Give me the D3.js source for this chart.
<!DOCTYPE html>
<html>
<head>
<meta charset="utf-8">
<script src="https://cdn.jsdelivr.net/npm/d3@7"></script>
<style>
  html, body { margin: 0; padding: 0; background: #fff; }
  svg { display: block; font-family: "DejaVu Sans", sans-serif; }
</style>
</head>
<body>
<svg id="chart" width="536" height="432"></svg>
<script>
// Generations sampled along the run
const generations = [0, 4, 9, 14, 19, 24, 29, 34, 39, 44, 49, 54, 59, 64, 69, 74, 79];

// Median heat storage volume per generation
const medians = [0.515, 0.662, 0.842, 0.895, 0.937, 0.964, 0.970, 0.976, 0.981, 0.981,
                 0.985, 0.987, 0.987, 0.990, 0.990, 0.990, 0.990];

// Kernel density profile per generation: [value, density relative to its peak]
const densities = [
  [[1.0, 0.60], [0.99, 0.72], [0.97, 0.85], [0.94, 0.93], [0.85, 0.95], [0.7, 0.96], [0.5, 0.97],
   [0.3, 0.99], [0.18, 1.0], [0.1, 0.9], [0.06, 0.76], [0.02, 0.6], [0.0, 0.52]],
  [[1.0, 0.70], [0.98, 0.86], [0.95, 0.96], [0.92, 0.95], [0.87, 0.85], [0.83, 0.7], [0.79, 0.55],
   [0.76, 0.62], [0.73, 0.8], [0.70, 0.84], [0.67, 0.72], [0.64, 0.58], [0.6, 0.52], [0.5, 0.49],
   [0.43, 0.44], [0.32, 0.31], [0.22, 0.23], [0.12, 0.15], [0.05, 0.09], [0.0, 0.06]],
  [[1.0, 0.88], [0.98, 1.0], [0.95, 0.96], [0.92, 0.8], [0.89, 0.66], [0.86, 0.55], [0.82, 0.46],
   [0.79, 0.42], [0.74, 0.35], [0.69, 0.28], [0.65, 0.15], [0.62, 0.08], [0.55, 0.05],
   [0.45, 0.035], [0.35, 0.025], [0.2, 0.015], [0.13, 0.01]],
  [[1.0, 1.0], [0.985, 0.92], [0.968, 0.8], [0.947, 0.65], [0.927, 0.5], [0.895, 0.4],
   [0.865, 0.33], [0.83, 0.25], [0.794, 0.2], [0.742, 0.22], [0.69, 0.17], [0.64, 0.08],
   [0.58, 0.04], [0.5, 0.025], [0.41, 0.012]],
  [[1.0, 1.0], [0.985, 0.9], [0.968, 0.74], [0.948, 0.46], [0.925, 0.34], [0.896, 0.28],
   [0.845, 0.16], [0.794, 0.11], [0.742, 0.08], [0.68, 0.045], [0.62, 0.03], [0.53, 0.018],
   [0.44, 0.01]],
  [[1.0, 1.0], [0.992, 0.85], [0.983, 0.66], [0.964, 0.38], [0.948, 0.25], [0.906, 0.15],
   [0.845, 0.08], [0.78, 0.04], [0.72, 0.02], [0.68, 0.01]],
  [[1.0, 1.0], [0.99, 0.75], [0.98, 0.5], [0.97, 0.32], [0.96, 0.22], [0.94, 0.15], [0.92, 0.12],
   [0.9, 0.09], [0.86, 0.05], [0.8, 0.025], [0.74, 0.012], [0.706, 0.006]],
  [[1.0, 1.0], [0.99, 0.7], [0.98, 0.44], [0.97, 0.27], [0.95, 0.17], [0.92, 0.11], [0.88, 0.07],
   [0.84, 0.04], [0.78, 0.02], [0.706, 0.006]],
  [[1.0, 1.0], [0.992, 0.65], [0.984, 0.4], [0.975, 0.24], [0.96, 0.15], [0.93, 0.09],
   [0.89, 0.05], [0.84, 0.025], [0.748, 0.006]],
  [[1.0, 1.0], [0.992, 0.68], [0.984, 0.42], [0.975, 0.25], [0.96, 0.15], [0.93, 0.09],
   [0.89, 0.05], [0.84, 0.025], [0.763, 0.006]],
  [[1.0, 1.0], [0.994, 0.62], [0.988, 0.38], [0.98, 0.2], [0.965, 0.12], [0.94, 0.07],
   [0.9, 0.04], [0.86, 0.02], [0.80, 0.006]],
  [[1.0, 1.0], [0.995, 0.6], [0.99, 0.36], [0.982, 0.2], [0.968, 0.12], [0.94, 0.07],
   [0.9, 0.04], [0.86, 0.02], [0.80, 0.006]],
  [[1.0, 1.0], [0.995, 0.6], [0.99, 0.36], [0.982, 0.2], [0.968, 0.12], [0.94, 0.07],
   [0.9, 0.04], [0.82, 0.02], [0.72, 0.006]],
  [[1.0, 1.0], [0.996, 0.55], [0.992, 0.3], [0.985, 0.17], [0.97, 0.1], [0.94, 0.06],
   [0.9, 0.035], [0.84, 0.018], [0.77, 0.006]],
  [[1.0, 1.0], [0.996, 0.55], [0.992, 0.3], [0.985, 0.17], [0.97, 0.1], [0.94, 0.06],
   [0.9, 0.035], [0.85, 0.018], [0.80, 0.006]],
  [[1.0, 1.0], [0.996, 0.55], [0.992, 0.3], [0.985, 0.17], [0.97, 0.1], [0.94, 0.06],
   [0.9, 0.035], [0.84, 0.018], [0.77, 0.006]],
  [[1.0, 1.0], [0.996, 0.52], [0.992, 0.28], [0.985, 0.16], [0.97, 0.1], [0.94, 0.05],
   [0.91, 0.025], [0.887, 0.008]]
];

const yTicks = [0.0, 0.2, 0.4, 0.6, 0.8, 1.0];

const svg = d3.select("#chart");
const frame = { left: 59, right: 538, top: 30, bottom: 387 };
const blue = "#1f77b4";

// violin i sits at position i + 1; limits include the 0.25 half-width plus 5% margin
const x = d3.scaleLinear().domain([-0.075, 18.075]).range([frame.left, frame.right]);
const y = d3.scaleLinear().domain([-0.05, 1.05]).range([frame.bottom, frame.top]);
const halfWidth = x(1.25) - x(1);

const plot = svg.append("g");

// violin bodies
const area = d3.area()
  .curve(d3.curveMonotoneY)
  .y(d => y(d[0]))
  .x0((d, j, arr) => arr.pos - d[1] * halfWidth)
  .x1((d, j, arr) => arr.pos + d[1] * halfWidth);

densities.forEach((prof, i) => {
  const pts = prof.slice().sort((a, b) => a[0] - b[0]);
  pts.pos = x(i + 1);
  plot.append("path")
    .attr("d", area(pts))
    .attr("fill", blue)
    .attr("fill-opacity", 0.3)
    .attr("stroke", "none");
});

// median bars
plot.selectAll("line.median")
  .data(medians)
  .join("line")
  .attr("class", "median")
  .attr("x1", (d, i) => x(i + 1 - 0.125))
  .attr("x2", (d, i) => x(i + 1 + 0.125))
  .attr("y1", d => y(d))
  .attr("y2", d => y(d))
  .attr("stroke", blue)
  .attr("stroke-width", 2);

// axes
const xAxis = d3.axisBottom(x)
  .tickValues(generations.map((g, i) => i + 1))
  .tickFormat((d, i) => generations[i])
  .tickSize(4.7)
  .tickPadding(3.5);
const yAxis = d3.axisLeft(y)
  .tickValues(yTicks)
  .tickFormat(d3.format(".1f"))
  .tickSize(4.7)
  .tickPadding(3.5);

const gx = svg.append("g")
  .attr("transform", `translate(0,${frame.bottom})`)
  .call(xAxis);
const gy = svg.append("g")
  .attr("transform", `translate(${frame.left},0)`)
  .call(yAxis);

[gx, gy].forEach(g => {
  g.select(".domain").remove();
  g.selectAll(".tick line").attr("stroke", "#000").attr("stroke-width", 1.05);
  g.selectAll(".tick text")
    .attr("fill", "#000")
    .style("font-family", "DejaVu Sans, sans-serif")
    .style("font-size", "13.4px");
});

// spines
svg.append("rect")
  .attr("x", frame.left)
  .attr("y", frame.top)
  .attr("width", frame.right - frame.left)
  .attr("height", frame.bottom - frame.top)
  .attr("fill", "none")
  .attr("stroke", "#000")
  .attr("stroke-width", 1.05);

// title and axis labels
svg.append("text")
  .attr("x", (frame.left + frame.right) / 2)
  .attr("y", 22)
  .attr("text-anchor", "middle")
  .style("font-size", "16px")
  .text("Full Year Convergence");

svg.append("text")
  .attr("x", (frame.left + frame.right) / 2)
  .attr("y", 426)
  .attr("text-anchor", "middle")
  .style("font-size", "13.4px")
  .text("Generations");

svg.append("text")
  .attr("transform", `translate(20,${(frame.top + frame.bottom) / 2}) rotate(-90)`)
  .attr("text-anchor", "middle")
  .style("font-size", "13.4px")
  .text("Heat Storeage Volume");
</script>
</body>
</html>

⁂

Brief:
Write out exactly, please, the lines beginning at the start of the material and ending with the line that holds "0.985, 0.987, 0.987, 0.990, 0.990, 0.990, 0.990];", both included.

Answer below:
Give me the D3.js source for this chart.
<!DOCTYPE html>
<html>
<head>
<meta charset="utf-8">
<script src="https://cdn.jsdelivr.net/npm/d3@7"></script>
<style>
  html, body { margin: 0; padding: 0; background: #fff; }
  svg { display: block; font-family: "DejaVu Sans", sans-serif; }
</style>
</head>
<body>
<svg id="chart" width="536" height="432"></svg>
<script>
// Generations sampled along the run
const generations = [0, 4, 9, 14, 19, 24, 29, 34, 39, 44, 49, 54, 59, 64, 69, 74, 79];

// Median heat storage volume per generation
const medians = [0.515, 0.662, 0.842, 0.895, 0.937, 0.964, 0.970, 0.976, 0.981, 0.981,
                 0.985, 0.987, 0.987, 0.990, 0.990, 0.990, 0.990];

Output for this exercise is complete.